No right answer here!


Summary of Key Functions

Function What it does Example
ggplot() Initialize a plot ggplot(data, aes(x = var))
geom_bar() Bar chart for categorical data geom_bar(fill = "steelblue")
geom_histogram() Histogram for numerical data geom_histogram(binwidth = 1)
geom_vline() Add vertical line geom_vline(xintercept = 50)
facet_wrap() Separate panels by group facet_wrap(~group)
scale_x_continuous() Customize x-axis for continuous data scale_x_continuous(breaks = seq(0, 10, 2))
scale_x_discrete() Customize x-axis for categorical data scale_x_discrete(labels = c(...))
scale_fill_manual() Set custom colors scale_fill_manual(values = c("A" = "red"))
sd() Calculate standard deviation sd(variable)
case_when() Recode multiple values case_when(x == 1 ~ "A", x == 2 ~ "B")
sum(weights) Weighted count sum(PFWEIGHT)

The Key Lessons

  1. Always visualize — summary statistics can hide important patterns (remember the Datasaurus!)

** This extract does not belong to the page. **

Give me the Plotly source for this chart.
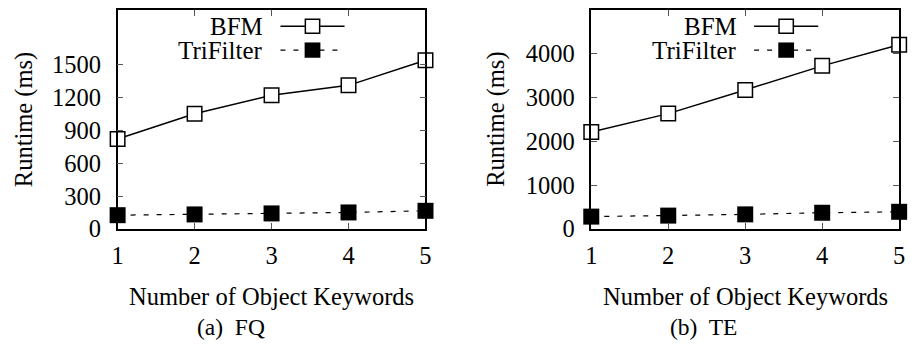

  2. Shape matters — symmetric, left-skewed, and right-skewed distributions tell different stories

  3. Mean vs. median — when they differ, the distribution is skewed; the median often better represents the “typical” case

  4. Spread is telling — standard deviation tells you how much variation exists; two groups can have the same mean but very different SDs

  5. Filter first — always check the codebook and remove special codes (like 9, 99, 9999999.99) before calculating statistics

  6. Weighted vs. unweighted — for population estimates, use weights; for describing your sample, unweighted counts are appropriate

  7. Sample sizes matter — small samples (like the Territories) mean less certainty; oversampled regions (like Atlantic Canada) have more observations than their population share

Remember: The goal is not perfect code, but building intuition for what distributions reveal. If something confuses you, write it down — that’s valuable information for class discussion.